During my push for shared custody in the Family Courts for my daughters, I had to pay half for an assessment. This was no problem until well after I had the assessment and the assessment basically allowed me more time with my daughters, but did not allow me shared custody and took my joint custody from me. At first I was alright with it all. Until my oldest daughter informs (without prompting) that, and I quote, "Mommy made me tell the assessment guy what to say." My daughter feels guilty about this and I feel so bad because what kind of parent would do that. Well I know what kind of parent, but truly, how sad. My ex told my daughter that she needed to think about the family and her younger sister. All I ever told my girls when that day approached to speak with the assessor was to tell the truth. I understand why my eldest said what she said. For fear of her mother and what she would have to put up with if she didnt say what she was supposed to. It's almost a year and a half later and my eldest daughter asked me if she could send an email to one of the men she spoke to at children's aid. He had told her during an open file investigation of my ex that if my daughter ever needed to talk, to contact him. She said she can't make contact with him from her email address cause her mommy checks it all the time and she can't call. So she asked if I could help her make a second email address and then contact this worker. I helped her and supported her but at no time did I ever tell her what to say or do. I hope she gets the help she is looking for.

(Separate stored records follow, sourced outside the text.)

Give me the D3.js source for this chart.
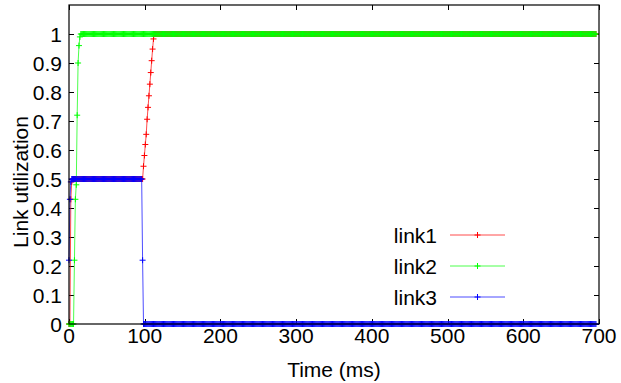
<!DOCTYPE html>
<html>
<head>
<meta charset="utf-8">
<script src="https://cdn.jsdelivr.net/npm/d3@7"></script>
<style>
  body { margin: 0; background: #fff; }
  text { font-family: "Liberation Sans", Arial, sans-serif; font-size: 21px; fill: #000; }
</style>
</head>
<body>
<script>
// sampling interval of the trace, ms
var dt = 1.2;

function hold(v, n) {
    var a = [];
    for (var i = 0; i < n; i++) a.push(v);
    return a;
}

// utilization per sample
var link1Values = [0, 0, 0.43, 0.49].concat(hold(0.5, 78),
    [0.544, 0.581, 0.619, 0.654, 0.706, 0.747, 0.787, 0.827, 0.867, 0.908, 0.948, 0.983],
    hold(1, 487));
var link2Values = hold(0, 6).concat([0.22, 0.43, 0.48, 0.72, 0.90, 0.96, 0.99], hold(1, 568));
var link3Values = [0.22, 0.43, 0.49].concat(hold(0.5, 78), [0.22], hold(0, 499));

var seriesNames = ["link1", "link2", "link3"];
var seriesColors = ["#ff0000", "#00ff00", "#0000ff"];
var xTicks = [0, 100, 200, 300, 400, 500, 600, 700];
var yTicks = [0, 0.1, 0.2, 0.3, 0.4, 0.5, 0.6, 0.7, 0.8, 0.9, 1];

var width = 621, height = 383;
var plotL = 69, plotR = 599, plotT = 5, plotB = 324;

var svg = d3.select("body")
    .append("svg")
    .attr("width", width)
    .attr("height", height);

var x = d3.scaleLinear().domain([0, 700]).range([plotL, plotR]);
var y = d3.scaleLinear().domain([0, 1.1]).range([plotB, plotT]);

var series = [link1Values, link2Values, link3Values].map(function (vals, i) {
    return {
        name: seriesNames[i],
        color: seriesColors[i],
        points: vals.map(function (v, k) { return { t: k * dt, v: v }; })
    };
});

// ticks, drawn inward on all four sides
var tickLen = 5;
var ticks = svg.append("g").attr("stroke", "#000").attr("stroke-width", 1);
xTicks.forEach(function (t) {
    var px = Math.round(x(t)) + 0.5;
    ticks.append("line").attr("x1", px).attr("x2", px).attr("y1", plotB).attr("y2", plotB - tickLen);
    ticks.append("line").attr("x1", px).attr("x2", px).attr("y1", plotT).attr("y2", plotT + tickLen);
});
yTicks.forEach(function (t) {
    var py = Math.round(y(t)) + 0.5;
    ticks.append("line").attr("x1", plotL).attr("x2", plotL + tickLen).attr("y1", py).attr("y2", py);
    ticks.append("line").attr("x1", plotR).attr("x2", plotR - tickLen).attr("y1", py).attr("y2", py);
});

svg.selectAll(".xlab")
    .data(xTicks)
    .enter()
    .append("text")
    .attr("x", function (d) { return x(d); })
    .attr("y", plotB + 19)
    .attr("text-anchor", "middle")
    .text(function (d) { return d; });

svg.selectAll(".ylab")
    .data(yTicks)
    .enter()
    .append("text")
    .attr("x", plotL - 7)
    .attr("y", function (d) { return y(d) + 7.5; })
    .attr("text-anchor", "end")
    .text(function (d) { return d; });

svg.append("text")
    .attr("x", (plotL + plotR) / 2)
    .attr("y", 377)
    .attr("text-anchor", "middle")
    .text("Time (ms)");

svg.append("text")
    .attr("transform", "translate(28,182) rotate(-90)")
    .attr("text-anchor", "middle")
    .text("Link utilization");

var line = d3.line()
    .x(function (d) { return x(d.t); })
    .y(function (d) { return y(d.v); });

function plus(px, py, s) {
    return "M" + (px - s) + "," + py + "h" + (2 * s) + "M" + px + "," + (py - s) + "v" + (2 * s);
}

series.forEach(function (s) {
    var g = svg.append("g");
    g.append("path")
        .datum(s.points)
        .attr("d", line)
        .attr("fill", "none")
        .attr("stroke", s.color)
        .attr("stroke-width", 1)
        .attr("stroke-opacity", 0.7);
    g.append("path")
        .attr("d", s.points.map(function (d) { return plus(x(d.t), y(d.v), 3); }).join(""))
        .attr("fill", "none")
        .attr("stroke", s.color)
        .attr("stroke-width", 1);
});

// border on top of the data
svg.append("rect")
    .attr("x", plotL)
    .attr("y", plotT)
    .attr("width", plotR - plotL)
    .attr("height", plotB - plotT)
    .attr("fill", "none")
    .attr("stroke", "#000")
    .attr("stroke-width", 1.2);

// legend
var legendY = [235, 266, 297];
var legend = svg.selectAll(".legend")
    .data(series)
    .enter()
    .append("g");
legend.append("text")
    .attr("x", 437)
    .attr("y", function (d, i) { return legendY[i] + 7.5; })
    .attr("text-anchor", "end")
    .text(function (d) { return d.name; });
legend.append("line")
    .attr("x1", 450).attr("x2", 505)
    .attr("y1", function (d, i) { return legendY[i]; })
    .attr("y2", function (d, i) { return legendY[i]; })
    .attr("stroke", function (d) { return d.color; })
    .attr("stroke-opacity", 0.7);
legend.append("path")
    .attr("d", function (d, i) { return plus(477.5, legendY[i], 3); })
    .attr("fill", "none")
    .attr("stroke", function (d) { return d.color; });
</script>
</body>
</html>
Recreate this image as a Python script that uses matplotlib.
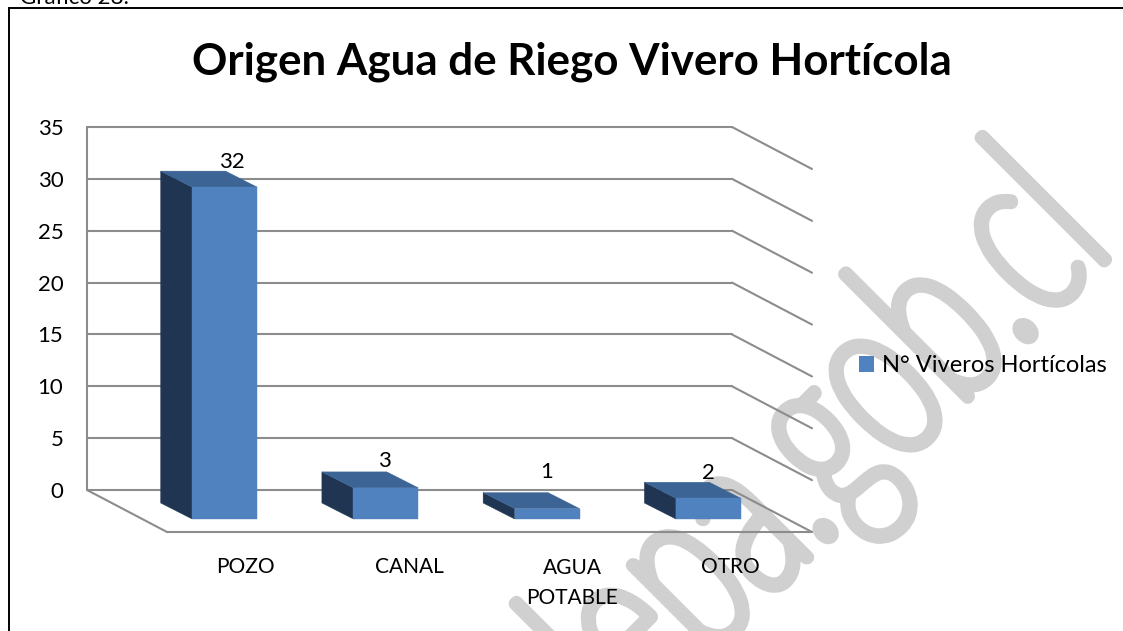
import matplotlib
matplotlib.use("Agg")
import matplotlib.pyplot as plt
import matplotlib.patheffects as pe
from matplotlib.patches import Polygon, Rectangle
from matplotlib.transforms import Affine2D, IdentityTransform

categories = ["POZO", "CANAL", "AGUA\nPOTABLE", "OTRO"]
values = [32, 3, 1, 2]
y_ticks = [0, 5, 10, 15, 20, 25, 30, 35]
series_name = "N° Viveros Hortícolas"
title = "Origen Agua de Riego Vivero Hortícola"
caption = "Gráfico 28:"
watermark = "www.odepa.gob.cl"

# style / layout
W, H = 1123, 631
FONT = "Lato"
plt.rcParams["font.family"] = [FONT, "DejaVu Sans"]
FRONT, TOP, SIDE = "#5082c0", "#3c6494", "#1f3552"
GRID = "#8c8c8c"
WM_COLOR = "#d0d0d0"
label_dx = [64, 56, 57, 57]
label_dy = [-4, -2, 8, -4]
cat_dx = [78, 81, 82, 79]
bar_w = 0.403


def fx(x):
    return x / W


def fy(y):
    return 1 - y / H


fig = plt.figure(figsize=(W / 100, H / 100), dpi=100, facecolor="white")


class Stretch(pe.AbstractPathEffect):
    """Condenses the watermark along its baseline and rounds its corners."""

    def __init__(self, extra, stroke, color):
        super().__init__()
        self.extra, self.stroke, self.color = extra, stroke, color

    def draw_path(self, renderer, gc, tpath, affine, rgbFace=None):
        g = renderer.new_gc()
        g.copy_properties(gc)
        g.set_linewidth(self.stroke)
        g.set_joinstyle("round")
        g.set_foreground(self.color)
        renderer.draw_path(g, tpath, affine + self.extra, rgbFace)
        g.restore()


ax_x, ax_y = 1116, H - 249
extra = (Affine2D().translate(-ax_x, -ax_y).rotate_deg(-45).scale(0.64, 1)
         .rotate_deg(45).translate(ax_x, ax_y))
wm = fig.text(ax_x / W, fy(249), watermark, fontsize=174, color=WM_COLOR,
              fontweight="light", rotation=45, rotation_mode="anchor",
              ha="right", va="baseline", zorder=-5)
wm.set_path_effects([Stretch(extra, 9.5, WM_COLOR)])

# frame (right and bottom edges lie beyond the picture)
fig.add_artist(Rectangle((fx(9), fy(660)), fx(1160 - 9), fy(8) - fy(660),
                         transform=fig.transFigure, fill=False,
                         edgecolor="black", linewidth=1.4, zorder=1))

fig.text(fx(20), fy(4), caption, fontsize=16, color="black", va="baseline", ha="left")
fig.text(fx(572), fy(62), title, fontsize=31.6, fontweight="bold", color="black",
         ha="center", va="center")

ax = fig.add_axes([fx(87), fy(490), fx(732 - 87), fy(127) - fy(490)])
ax.patch.set_alpha(0)
ax.set_xlim(0, len(categories))
ax.set_ylim(0, y_ticks[-1])
ax.set_yticks(y_ticks)
ax.set_xticks([])
ax.tick_params(axis="y", length=0, pad=17, labelsize=16)
for s in ax.spines.values():
    s.set_visible(False)

DPX, DPY = 80, -42      # side wall depth, pixels (figure y up)
pix = IdentityTransform()


def pt(x, y, dx=0, dy=0):
    px, py = ax.transData.transform((x, y))
    return (px + dx, py + dy)


def line(a, b):
    ax.plot([a[0], b[0]], [a[1], b[1]], color=GRID, lw=1.5, transform=pix,
            clip_on=False, solid_capstyle="round", zorder=2)


xmax = len(categories)
line(pt(0, 0), pt(0, y_ticks[-1]))
for t in y_ticks:
    line(pt(0, t), pt(xmax, t))
    line(pt(xmax, t), pt(xmax, t, DPX, DPY))
line(pt(0, 0), pt(0, 0, DPX, DPY))
line(pt(0, 0, DPX, DPY), pt(xmax, 0, DPX, DPY))

FX, FY = 57, -29    # front face offset
BX, BY = 25.5, -13  # back face offset
for i, (c, v) in enumerate(zip(categories, values)):
    x0, x1 = i + .5 - bar_w / 2, i + .5 + bar_w / 2
    side = [pt(x0, 0, BX, BY), pt(x0, v, BX, BY), pt(x0, v, FX, FY), pt(x0, 0, FX, FY)]
    top = [pt(x0, v, BX, BY), pt(x1, v, BX, BY), pt(x1, v, FX, FY), pt(x0, v, FX, FY)]
    front = [pt(x0, 0, FX, FY), pt(x0, v, FX, FY), pt(x1, v, FX, FY), pt(x1, 0, FX, FY)]
    for poly, col in ((side, SIDE), (top, TOP), (front, FRONT)):
        ax.add_patch(Polygon(poly, closed=True, facecolor=col, edgecolor=col, lw=0.3,
                             transform=pix, clip_on=False, zorder=3))
    ax.annotate(str(v), (i + .5, v), xytext=(label_dx[i], label_dy[i]),
                textcoords="offset pixels", ha="center", va="center",
                fontsize=16, color="black", annotation_clip=False, zorder=5)
    multi = "\n" in c
    ax.annotate(c, (i + .5, 0), xytext=(cat_dx[i], -68 if multi else -77),
                textcoords="offset pixels", ha="center", va="top" if multi else "center",
                fontsize=15, color="black", annotation_clip=False, zorder=5,
                linespacing=1.6)

leg_handle = Rectangle((0, 0), 1, 1, facecolor=FRONT, edgecolor="none")
fig.legend([leg_handle], [series_name], loc="center left", frameon=False,
           bbox_to_anchor=(fx(852), fy(366)), fontsize=17, handlelength=0.635,
           handleheight=0.635, handletextpad=0.34, borderaxespad=0, borderpad=0.3)

fig.savefig("out.png", dpi=100)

After spending the weekend at her mothers and on my next access date, she stated to my girlfriend (who told me later) that she understands why my dad is not with my mom anymore. I don't know how any man can be with that woman. This is from my daughters own mouth about her mother. I truly hope and pray that my daughter will be alright.
I can only imagine what my Family Court Order would have granted me had the assessment not been manipulated by my ex. Too late now. I think this will all come back and bite my ex in the ass. I guess they call that karma. We will see.